You’ve been training like a machine over the past few months. Setting pr’s, making gains, and you are ready for more. You decide to keep pushing it to the limit. You warm-up properly, stretch daily, and do mobility work. Everything you need to be doing, you are doing. Perfect, it’s time for a deload week to recover. Why? Keep reading to find out.
Take time off?
Yes, it’s time to allow your body to recover. You may not know it or truly understand it, but it’s time to take a break. Your body’s CNS and muscles are being worked to the max. However, without allowing them a chance to fully recover, you are slowly working your way into overtraining.
Deloading or Rest Week.
So, you may have heard the term “de-loading”. Chances are that if you are choosing to deload or it’s listed in your regimen, you are most likely following a power/strength scheme.
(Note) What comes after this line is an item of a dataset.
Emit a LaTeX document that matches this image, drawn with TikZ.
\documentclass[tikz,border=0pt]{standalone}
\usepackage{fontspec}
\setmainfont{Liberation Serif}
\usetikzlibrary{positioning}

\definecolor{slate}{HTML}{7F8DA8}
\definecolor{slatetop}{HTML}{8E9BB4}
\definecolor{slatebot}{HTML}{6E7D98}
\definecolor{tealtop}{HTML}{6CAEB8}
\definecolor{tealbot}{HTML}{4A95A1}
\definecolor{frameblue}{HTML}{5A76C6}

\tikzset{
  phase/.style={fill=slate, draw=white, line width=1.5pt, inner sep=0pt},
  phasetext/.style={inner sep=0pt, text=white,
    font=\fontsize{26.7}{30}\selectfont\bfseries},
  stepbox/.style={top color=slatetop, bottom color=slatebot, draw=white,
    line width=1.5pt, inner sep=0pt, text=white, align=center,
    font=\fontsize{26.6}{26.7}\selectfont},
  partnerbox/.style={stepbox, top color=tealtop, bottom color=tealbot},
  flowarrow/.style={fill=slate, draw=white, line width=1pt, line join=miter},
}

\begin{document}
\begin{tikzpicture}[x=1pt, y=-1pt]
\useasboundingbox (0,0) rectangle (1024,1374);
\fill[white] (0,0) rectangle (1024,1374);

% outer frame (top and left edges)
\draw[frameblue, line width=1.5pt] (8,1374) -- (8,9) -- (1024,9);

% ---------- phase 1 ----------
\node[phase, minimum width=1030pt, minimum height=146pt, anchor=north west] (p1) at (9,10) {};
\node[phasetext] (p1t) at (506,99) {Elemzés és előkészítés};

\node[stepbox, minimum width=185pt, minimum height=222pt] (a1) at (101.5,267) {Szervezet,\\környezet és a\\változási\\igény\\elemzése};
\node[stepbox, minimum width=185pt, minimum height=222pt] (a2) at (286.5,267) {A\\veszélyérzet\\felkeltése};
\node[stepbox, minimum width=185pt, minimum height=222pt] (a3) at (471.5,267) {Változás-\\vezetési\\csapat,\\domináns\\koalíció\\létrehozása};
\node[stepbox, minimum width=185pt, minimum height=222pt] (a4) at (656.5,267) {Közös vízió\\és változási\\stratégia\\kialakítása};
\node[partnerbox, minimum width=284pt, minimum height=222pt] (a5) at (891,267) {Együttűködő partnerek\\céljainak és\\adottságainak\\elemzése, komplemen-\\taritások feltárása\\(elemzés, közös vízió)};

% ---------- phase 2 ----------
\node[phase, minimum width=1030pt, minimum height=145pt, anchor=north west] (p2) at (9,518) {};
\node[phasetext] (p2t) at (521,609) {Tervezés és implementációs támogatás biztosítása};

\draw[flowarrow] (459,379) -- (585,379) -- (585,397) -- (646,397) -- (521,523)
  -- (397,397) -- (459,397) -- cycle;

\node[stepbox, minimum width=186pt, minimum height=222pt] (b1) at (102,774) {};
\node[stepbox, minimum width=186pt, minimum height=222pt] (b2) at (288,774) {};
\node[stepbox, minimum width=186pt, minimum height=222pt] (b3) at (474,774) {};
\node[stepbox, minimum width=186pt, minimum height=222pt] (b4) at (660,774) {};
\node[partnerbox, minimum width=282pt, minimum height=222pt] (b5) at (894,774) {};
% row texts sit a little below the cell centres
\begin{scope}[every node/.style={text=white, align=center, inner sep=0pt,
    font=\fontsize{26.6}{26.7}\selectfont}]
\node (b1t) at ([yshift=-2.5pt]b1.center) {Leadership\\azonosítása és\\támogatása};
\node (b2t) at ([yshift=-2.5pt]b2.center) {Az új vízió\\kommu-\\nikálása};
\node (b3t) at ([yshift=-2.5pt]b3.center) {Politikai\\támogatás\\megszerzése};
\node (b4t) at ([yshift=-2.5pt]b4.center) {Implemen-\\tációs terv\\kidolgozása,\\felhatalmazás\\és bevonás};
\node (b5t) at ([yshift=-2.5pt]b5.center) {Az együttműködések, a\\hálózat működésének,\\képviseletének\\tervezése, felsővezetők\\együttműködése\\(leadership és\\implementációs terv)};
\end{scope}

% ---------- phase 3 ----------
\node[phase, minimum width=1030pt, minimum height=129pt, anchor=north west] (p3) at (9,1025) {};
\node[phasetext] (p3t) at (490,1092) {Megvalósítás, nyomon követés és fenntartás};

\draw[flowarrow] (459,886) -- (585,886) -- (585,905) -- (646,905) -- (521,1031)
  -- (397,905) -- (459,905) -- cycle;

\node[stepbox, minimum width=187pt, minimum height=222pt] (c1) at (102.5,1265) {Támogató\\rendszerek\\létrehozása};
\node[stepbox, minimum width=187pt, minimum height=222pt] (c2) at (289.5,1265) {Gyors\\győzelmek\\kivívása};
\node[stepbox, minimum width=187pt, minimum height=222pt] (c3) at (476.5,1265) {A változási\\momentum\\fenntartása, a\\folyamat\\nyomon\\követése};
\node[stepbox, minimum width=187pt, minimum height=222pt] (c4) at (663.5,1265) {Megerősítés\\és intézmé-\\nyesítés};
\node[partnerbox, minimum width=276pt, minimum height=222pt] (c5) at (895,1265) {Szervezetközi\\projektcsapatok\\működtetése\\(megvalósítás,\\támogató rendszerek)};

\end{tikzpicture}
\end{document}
This is the week where you lighten the load and overall volume of your training by around 50%. This allows your body the opportunity to recover and reduce the stress on your CNS.
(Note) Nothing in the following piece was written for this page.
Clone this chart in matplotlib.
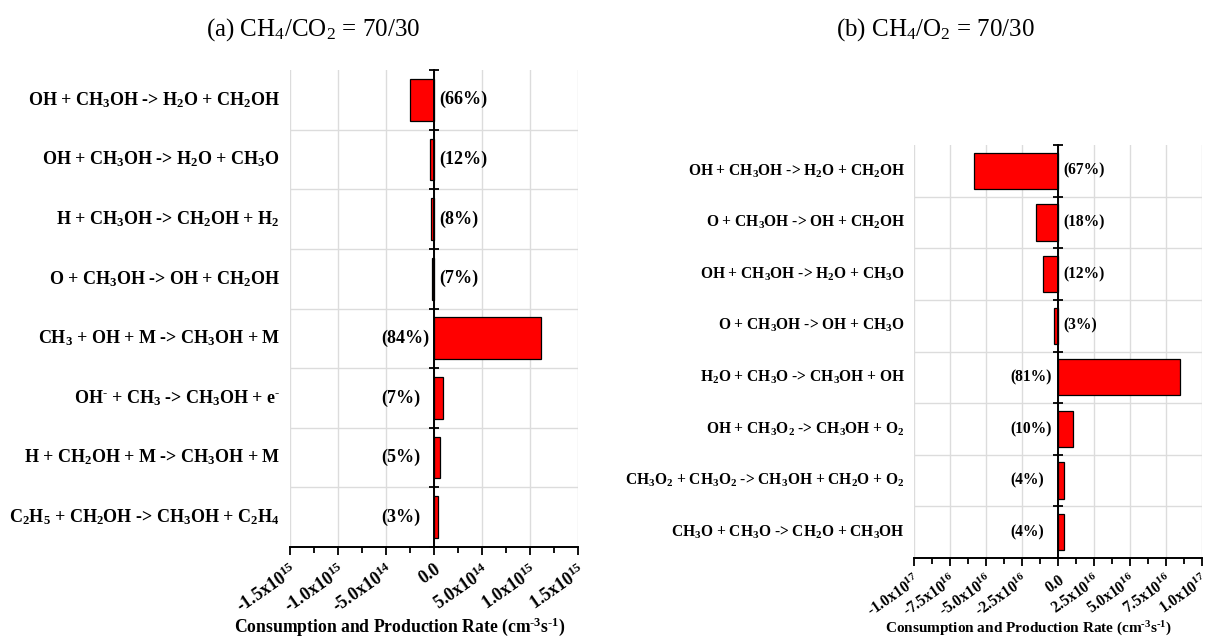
import matplotlib.pyplot as plt
from matplotlib.ticker import FixedLocator, MultipleLocator, NullFormatter
from matplotlib.transforms import blended_transform_factory

plt.rcParams['font.family'] = 'Liberation Serif'
plt.rcParams['mathtext.default'] = 'regular'

# (a) CH4/CO2 = 70/30
reactions_a = [
    'OH + CH$_3$OH -> H$_2$O + CH$_2$OH',
    'OH + CH$_3$OH -> H$_2$O + CH$_3$O',
    'H + CH$_3$OH -> CH$_2$OH + H$_2$',
    'O + CH$_3$OH -> OH + CH$_2$OH',
    'CH$_3$ + OH + M -> CH$_3$OH + M',
    'OH$^{\u2010}$ + CH$_3$ -> CH$_3$OH + e$^{\u2010}$',
    'H + CH$_2$OH + M -> CH$_3$OH + M',
    'C$_2$H$_5$ + CH$_2$OH -> CH$_3$OH + C$_2$H$_4$',
]
rates_a = [-2.47e14, -4.5e13, -3.0e13, -2.6e13, 1.11e15, 9.3e13, 6.6e13, 4.0e13]
shares_a = ['(66%)', '(12%)', '(8%)', '(7%)', '(84%)', '(7%)', '(5%)', '(3%)']
ticks_a = [-1.5e15, -1.0e15, -5.0e14, 0.0, 5.0e14, 1.0e15, 1.5e15]
ticklabels_a = ['-1.5x10$^{15}$', '-1.0x10$^{15}$', '-5.0x10$^{14}$', '0.0',
                '5.0x10$^{14}$', '1.0x10$^{15}$', '1.5x10$^{15}$']

# (b) CH4/O2 = 70/30
reactions_b = [
    'OH + CH$_3$OH -> H$_2$O + CH$_2$OH',
    'O + CH$_3$OH -> OH + CH$_2$OH',
    'OH + CH$_3$OH -> H$_2$O + CH$_3$O',
    'O + CH$_3$OH -> OH + CH$_3$O',
    'H$_2$O + CH$_3$O -> CH$_3$OH + OH',
    'OH + CH$_3$O$_2$ -> CH$_3$OH + O$_2$',
    'CH$_3$O$_2$ + CH$_3$O$_2$ -> CH$_3$OH + CH$_2$O + O$_2$',
    'CH$_3$O + CH$_3$O -> CH$_2$O + CH$_3$OH',
]
rates_b = [-5.83e16, -1.55e16, -1.03e16, -2.6e15, 8.47e16, 1.03e16, 4.4e15, 4.2e15]
shares_b = ['(67%)', '(18%)', '(12%)', '(3%)', '(81%)', '(10%)', '(4%)', '(4%)']
ticks_b = [-1.0e17, -7.5e16, -5.0e16, -2.5e16, 0.0, 2.5e16, 5.0e16, 7.5e16, 1.0e17]
ticklabels_b = ['-1.0x10$^{17}$', '-7.5x10$^{16}$', '-5.0x10$^{16}$', '-2.5x10$^{16}$',
                '0.0', '2.5x10$^{16}$', '5.0x10$^{16}$', '7.5x10$^{16}$', '1.0x10$^{17}$']

xlabel = 'Consumption and Production Rate (cm$^{\u20103}$s$^{\u20101}$)'
grid_color = '#dcdcdc'


def draw_panel(ax, reactions, rates, shares, ticks, ticklabels,
               share_x, name_x, fs, tick_fs):
    n = len(reactions)
    rows = list(range(n))
    ax.barh(rows, rates, height=0.7, color='#ff0000', edgecolor='black',
            linewidth=0.9, zorder=3)
    ax.set_ylim(n - 0.5, -0.5)
    ax.set_xlim(ticks[0], ticks[-1])

    # axes: bottom line plus a vertical line through zero
    for s in ('top', 'right'):
        ax.spines[s].set_visible(False)
    ax.spines['left'].set_position(('data', 0))
    ax.spines['left'].set_zorder(4)
    for s in ('left', 'bottom'):
        ax.spines[s].set_linewidth(1.4)

    ax.xaxis.set_major_locator(FixedLocator(ticks))
    ax.xaxis.set_minor_locator(MultipleLocator((ticks[1] - ticks[0]) / 2))
    ax.set_xticklabels(ticklabels, rotation=35, ha='right', va='top',
                       rotation_mode='anchor', fontsize=tick_fs,
                       fontweight='bold')
    ax.tick_params(axis='x', which='major', direction='out', length=6,
                   width=1.3, pad=4)
    ax.tick_params(axis='x', which='minor', direction='out', length=4,
                   width=1.3)
    ax.grid(axis='x', which='major', color=grid_color, linewidth=1, zorder=0)

    bounds = [r - 0.5 for r in rows] + [n - 0.5]
    ax.yaxis.set_major_locator(FixedLocator(bounds))
    ax.yaxis.set_major_formatter(NullFormatter())
    ax.tick_params(axis='y', which='major', direction='inout', length=7,
                   width=1.3)
    for b in bounds[1:-1]:
        ax.axhline(b, color=grid_color, linewidth=1, zorder=0)

    trans = blended_transform_factory(ax.transAxes, ax.transData)
    for r, name, rate, share in zip(rows, reactions, rates, shares):
        ax.text(name_x, r, name, transform=trans, ha='right', va='center',
                fontsize=fs, fontweight='bold')
        if rate < 0:
            ax.annotate(share, (0, r), xytext=(4, 0), textcoords='offset points',
                        ha='left', va='center', fontsize=fs, fontweight='bold')
        else:
            ax.text(share_x, r, share, ha='left', va='center', fontsize=fs,
                    fontweight='bold')


fig = plt.figure(figsize=(12.08, 6.39), dpi=100)
ax_a = fig.add_axes([290 / 1208, 1 - 547 / 639, 288 / 1208, 477 / 639])
ax_b = fig.add_axes([914 / 1208, 1 - 558 / 639, 288 / 1208, 413 / 639])

draw_panel(ax_a, reactions_a, rates_a, shares_a, ticks_a, ticklabels_a,
           share_x=-0.55e15, name_x=-0.035, fs=13, tick_fs=13)
draw_panel(ax_b, reactions_b, rates_b, shares_b, ticks_b, ticklabels_b,
           share_x=-3.33e16, name_x=-0.031, fs=11.2, tick_fs=11.2)

fig.text(313 / 1208, 1 - 30 / 639, '(a) CH$_4$/CO$_2$ = 70/30',
         ha='center', va='center', fontsize=18)
fig.text(935 / 1208, 1 - 30 / 639, '(b) CH$_4$/O$_2$ = 70/30',
         ha='center', va='center', fontsize=18)
fig.text(400 / 1208, 1 - 627 / 639, xlabel, ha='center', va='center',
         fontsize=12.7, fontweight='bold')
fig.text(1028 / 1208, 1 - 629 / 639, xlabel, ha='center', va='center',
         fontsize=11, fontweight='bold')

fig.savefig('out.png', dpi=100)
It’s similar for a rest week, but you are most likely taking a full week off from training. This approach is more popular with the bodybuilding community. You would want to partake in some stretching and mobility work during this week (these should be incorporated into your normal routine also). This will allow you to maintain full ROM and allow you to hit the weights even harder in the coming week.
When to deload
As a seasoned lifter, chances are you go by feel. Which means you’ve learned when your body needs a deload week. Some people prefer to schedule them, and the ranges tend to vary. It depends on the volume of training along with the intensity. Do not confuse intensity with someone being intense. Intensity refers to the percentage you are lifting at in relation to your 1RM (Rep Max). So, a 90-95% training regimen, would mean you are training at a very high intensity as you are very close to your 1RM.
People often forego a proper deload week. Not only is this counterproductive it is also the time where athletes are most likely to fall prey to injury. You continue to push through training even with a few bumps and bruises. You may miss a cue on your squat or bench and end up tearing that muscle. It’s mental fatigue coupled with muscle fatigue. Do not be foolish thinking that someone taking some time off is “lazy”. You can train with a bit of an edge or near insanity as what is becoming popular once again in lifting. However, you need to be smart, it is not laziness, it’s simply a way for your body to heal properly.
Listen to your body and remember to take some time off as needed. It may be every 6 weeks or it may be every 16 weeks, just take some time off to recover.